The Apostles Paul and Peter exhort us believers to make hospitality a normal practice of life. “Share with God’s people who are in need. Practice hospitality.” (Romans 12:13). “Offer hospitality to one another without grumbling” (1 Peter 4:9).
Interestingly, the Greek word for hospitality literally means, “love of strangers or guests.” The book of III John is a thank you letter from the Apostle John to his dear friend and Christian brother, Gaius. John thanks Gaius for showing hospitality to strangers in need – traveling missionaries who needed help.
Hospitality gets confused with entertainment. Karen Mains made the following differentiation between hospitality and entertainment in her book, Open Heart, Open Home.
Entertaining says, “I want to impress you with my home, my clever decorating, my cooking.”
Hospitality, seeking to minister, says, “This home, this apartment, is a gift from my Master. I use it as He desires.” Hospitality aims to serve.

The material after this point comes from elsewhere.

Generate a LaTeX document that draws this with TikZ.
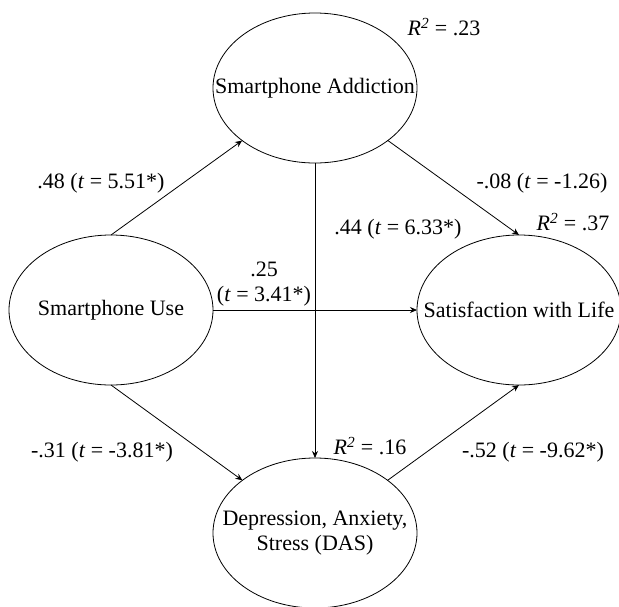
\documentclass[tikz,border=0pt]{standalone}
\usepackage{fontspec}
\setmainfont{Liberation Serif}
\usetikzlibrary{shapes.geometric,arrows.meta}
\tikzset{
  latent/.style={ellipse, draw, line width=0.8pt, minimum width=204pt, minimum height=150pt, inner sep=0pt, outer sep=0pt},
  path/.style={line width=0.8pt, -{Stealth[length=7pt,width=6pt]}},
  lbl/.style={inner sep=0pt, align=center}
}
\newcommand{\Rsq}{\textit{R}\textsuperscript{\textit{2}}}
\newcommand{\zw}[1]{\makebox[0pt]{#1}}
\begin{document}
\begin{tikzpicture}[x=1pt,y=-1pt,font=\fontsize{22}{25}\selectfont]
\useasboundingbox (0,0) rectangle (619,606);
\node[latent] (SA) at (315,88) {\zw{Smartphone Addiction}};
\node[latent] (SU) at (111,310) {\zw{Smartphone Use}};
\node[latent] (SWL) at (519,310) {\zw{Satisfaction with Life}};
\node[latent] (DAS) at (315,533) {\zw{\shortstack{Depression, Anxiety,\\[2pt]Stress (DAS)}}};

\draw[path] (SU.north) -- (SA);
\draw[path] (SA) -- (SWL.north);
\draw[path] (SU.south) -- (DAS);
\draw[path] (DAS) -- (SWL.south);
\draw[path] (SU.east) -- (SWL.west);
\draw[path] (SA.south) -- (DAS.north);

\node[lbl] (l1) at (101,183) {.48 (\textit{t} = 5.51*)};
\node[lbl] (l2) at (542,183) {-.08 (\textit{t} = -1.26)};
\node[lbl] (l3) at (398,229) {.44 (\textit{t} = 6.33*)};
\node[lbl] (l4) at (264,284.5) {.25\\(\textit{t} = 3.41*)};
\node[lbl] (l5) at (102,452) {-.31 (\textit{t} = -3.81*)};
\node[lbl] (l6) at (533,452) {-.52 (\textit{t} = -9.62*)};
\node[lbl] (r1) at (444,27) {\Rsq{} = .23};
\node[lbl] (r2) at (573,222) {\Rsq{} = .37};
\node[lbl] (r3) at (370,446) {\Rsq{} = .16};
\end{tikzpicture}
\end{document}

Entertaining puts things before people. “As soon as I get the house finished, the living room decorated, my housecleaning done – then I will start inviting people.”

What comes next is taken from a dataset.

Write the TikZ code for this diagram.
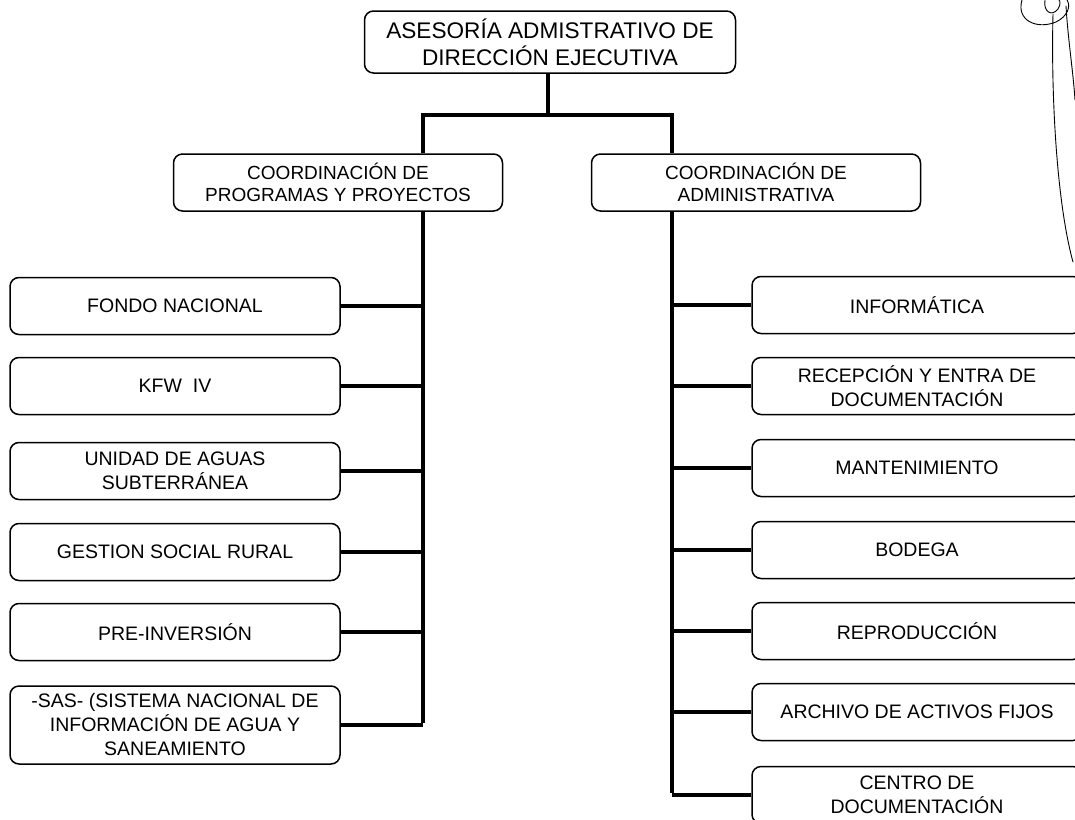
\documentclass[tikz,border=0pt]{standalone}
\usepackage{fontspec}
\setmainfont{Liberation Sans}
\begin{document}
\begin{tikzpicture}[x=1pt,y=-1pt,
  unit/.style={draw, line width=1.5pt, rounded corners=9pt, align=center,
    inner sep=0pt, minimum width=330pt, minimum height=57pt,
    font=\fontsize{19.5}{24}\selectfont},
  headbox/.style={unit, minimum width=371pt, minimum height=62pt,
    font=\fontsize{22.6}{27}\selectfont},
  midbox/.style={unit, minimum width=329pt, minimum height=57pt,
    font=\fontsize{19}{22.5}\selectfont},
  link/.style={line width=3.2pt},
  trunk/.style={line width=3.8pt},
  ink/.style={line width=0.9pt, line cap=round}]
\useasboundingbox (0,0) rectangle (1075,819);
\clip (0,0) rectangle (1075,819);
\fill[white] (0,0) rectangle (1075,819);

% top of the chart
\node[headbox] (top) at (550,42) {ASESORÍA ADMISTRATIVO DE\\DIRECCIÓN EJECUTIVA};

% the two coordinations
\node[midbox] (ml) at (338,182.5) {COORDINACIÓN DE\\PROGRAMAS Y PROYECTOS};
\node[midbox] (mr) at (756,182.5) {COORDINACIÓN DE\\ADMINISTRATIVA};

\coordinate (jl) at (423,115);
\coordinate (jr) at (672,115);

% left column
\node[unit] (l1) at (175,306) {FONDO NACIONAL};
\node[unit] (l2) at (175,386) {KFW\ \ IV};
\node[unit] (l3) at (175,471) {UNIDAD DE AGUAS\\SUBTERRÁNEA};
\node[unit] (l4) at (175,552) {GESTION SOCIAL RURAL};
\node[unit] (l5) at (175,632) {PRE-INVERSIÓN};
\node[unit, minimum height=78pt] (l6) at (175,725) {-SAS- (SISTEMA NACIONAL DE\\INFORMACIÓN DE AGUA Y\\SANEAMIENTO};

% right column
\node[unit] (r1) at (917,305) {INFORMÁTICA};
\node[unit] (r2) at (917,386) {RECEPCIÓN Y ENTRA DE\\DOCUMENTACIÓN};
\node[unit] (r3) at (917,468) {MANTENIMIENTO};
\node[unit] (r4) at (917,550) {BODEGA};
\node[unit] (r5) at (917,631) {REPRODUCCIÓN};
\node[unit] (r6) at (917,712) {ARCHIVO DE ACTIVOS FIJOS};
\node[unit] (r7) at (917,795) {CENTRO DE\\DOCUMENTACIÓN};

% connectors
\draw[trunk] ([xshift=-2pt]top.south) -- ([xshift=-2pt]top.south |- jl);
\draw[trunk, line cap=rect] (jl) -- (jr);
\draw[trunk] (jl) -- (jl |- ml.north);
\draw[trunk] (jr) -- (jr |- mr.north);
\draw[trunk] (ml.south -| jl) -- ([yshift=1.6pt]jl |- l6.east);
\draw[trunk] (mr.south -| jr) -- ([yshift=1.6pt]jr |- r7.west);
\foreach \b in {l1,l2,l3,l4,l5,l6}
  \draw[link] (\b.east) -- (\b.east -| jl);
\foreach \b in {r1,r2,r3,r4,r5,r6,r7}
  \draw[link] (\b.west) -- (\b.west -| jr);

% handwritten initials in the corner
\draw[ink] (1022,0) .. controls (1016,20) and (1036,30) .. (1056,22)
  .. controls (1068,16) and (1071,6) .. (1067,0);
\draw[ink] (1045,0) .. controls (1043,12) and (1052,17) .. (1058,9)
  .. controls (1061,4) and (1060,1) .. (1059,0);
\draw[ink] (1053,14) .. controls (1051,90) and (1056,200) .. (1073,262);
\draw[ink] (1066,6) .. controls (1068,40) and (1073,70) .. (1075,100);
\end{tikzpicture}
\end{document}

Hospitality puts people first. “No furniture – we’ll eat on the floor!” “The decorating may never get done – you come anyway.” “The house is a mess – but you are friends – come home with us.”
Entertaining subtly declares, “This home is mine, an expression of my personality. Look, please, and admire.”
Hospitality whispers, “What is mine is yours.”
Practicing hospitality puts people before things with the motivation, “I don’t want to impress you but I want to serve you.” Entertaining puts things before people with the underlying message, “I want to impress you with my beautiful home, clever decorating, and my gourmet cooking.”
With the focus on the guests, hospitality does everything with no thought of reward, but takes pleasure in the joy of giving, doing, loving, serving. With the focus on the hosts, entertaining looks for payment; words of praise, return invitation, esteem in eyes of friends and neighbors.
With the confusion between hospitality and entertainment, it’s easy to see what a burden entertaining can be. On the other hand, there is great freedom in inviting folks over to experience life as you normally live it. It’s real; it’s relaxed; it’s liberating. “Come on over & eat dinner with us. We were planning on Beanie Weenies and Mac ‘n Cheese. We have plenty for everyone.”
To whom can you practice hospitality? What are the ways you can imagine us showing hospitality – “love of strangers and guests” – at WCPC… at work… in your neighborhood?